/---
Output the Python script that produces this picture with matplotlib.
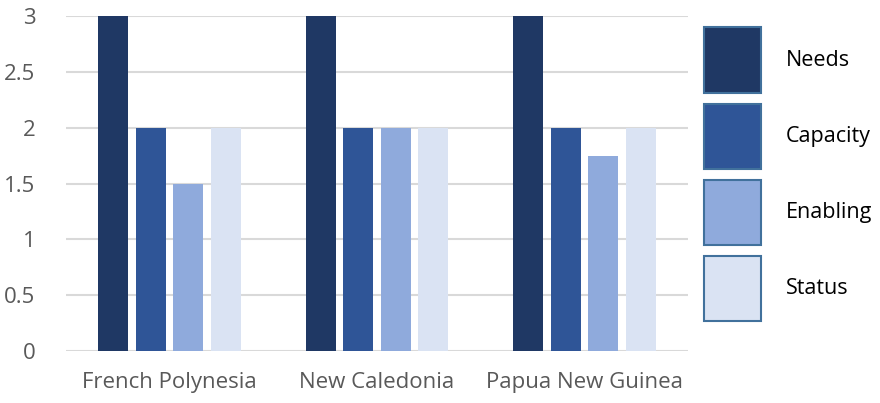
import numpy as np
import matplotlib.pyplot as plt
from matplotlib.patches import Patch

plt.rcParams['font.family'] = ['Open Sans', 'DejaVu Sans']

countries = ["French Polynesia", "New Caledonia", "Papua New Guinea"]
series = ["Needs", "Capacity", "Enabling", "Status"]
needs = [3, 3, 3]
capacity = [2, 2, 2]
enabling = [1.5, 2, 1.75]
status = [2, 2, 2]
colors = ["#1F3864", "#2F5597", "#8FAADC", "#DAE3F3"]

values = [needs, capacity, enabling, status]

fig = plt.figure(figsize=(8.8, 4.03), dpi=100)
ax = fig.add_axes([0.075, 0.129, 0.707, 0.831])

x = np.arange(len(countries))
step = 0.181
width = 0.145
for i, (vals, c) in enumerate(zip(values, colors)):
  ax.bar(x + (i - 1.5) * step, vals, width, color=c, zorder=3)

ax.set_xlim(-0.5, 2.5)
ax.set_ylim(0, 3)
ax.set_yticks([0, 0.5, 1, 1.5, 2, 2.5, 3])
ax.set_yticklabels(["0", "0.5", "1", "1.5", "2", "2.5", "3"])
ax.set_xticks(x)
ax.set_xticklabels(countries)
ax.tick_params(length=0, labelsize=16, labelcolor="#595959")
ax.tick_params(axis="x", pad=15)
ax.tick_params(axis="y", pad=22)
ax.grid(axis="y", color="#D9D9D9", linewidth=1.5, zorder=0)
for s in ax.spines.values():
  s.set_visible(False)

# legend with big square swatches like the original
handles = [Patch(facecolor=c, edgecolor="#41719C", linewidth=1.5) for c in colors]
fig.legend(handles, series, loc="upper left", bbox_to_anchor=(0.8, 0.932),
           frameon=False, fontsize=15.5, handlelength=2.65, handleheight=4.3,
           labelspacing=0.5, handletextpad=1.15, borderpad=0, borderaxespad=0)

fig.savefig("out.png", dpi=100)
\---
*Exercise aim*. Leave out the pictures and repeat exactly the lines from the start of the material through the line that contains "s.set_visible(False)", both included.

*Written answer*.
Output the Python script that produces this picture with matplotlib.
import numpy as np
import matplotlib.pyplot as plt
from matplotlib.patches import Patch

plt.rcParams['font.family'] = ['Open Sans', 'DejaVu Sans']

countries = ["French Polynesia", "New Caledonia", "Papua New Guinea"]
series = ["Needs", "Capacity", "Enabling", "Status"]
needs = [3, 3, 3]
capacity = [2, 2, 2]
enabling = [1.5, 2, 1.75]
status = [2, 2, 2]
colors = ["#1F3864", "#2F5597", "#8FAADC", "#DAE3F3"]

values = [needs, capacity, enabling, status]

fig = plt.figure(figsize=(8.8, 4.03), dpi=100)
ax = fig.add_axes([0.075, 0.129, 0.707, 0.831])

x = np.arange(len(countries))
step = 0.181
width = 0.145
for i, (vals, c) in enumerate(zip(values, colors)):
  ax.bar(x + (i - 1.5) * step, vals, width, color=c, zorder=3)

ax.set_xlim(-0.5, 2.5)
ax.set_ylim(0, 3)
ax.set_yticks([0, 0.5, 1, 1.5, 2, 2.5, 3])
ax.set_yticklabels(["0", "0.5", "1", "1.5", "2", "2.5", "3"])
ax.set_xticks(x)
ax.set_xticklabels(countries)
ax.tick_params(length=0, labelsize=16, labelcolor="#595959")
ax.tick_params(axis="x", pad=15)
ax.tick_params(axis="y", pad=22)
ax.grid(axis="y", color="#D9D9D9", linewidth=1.5, zorder=0)
for s in ax.spines.values():
  s.set_visible(False)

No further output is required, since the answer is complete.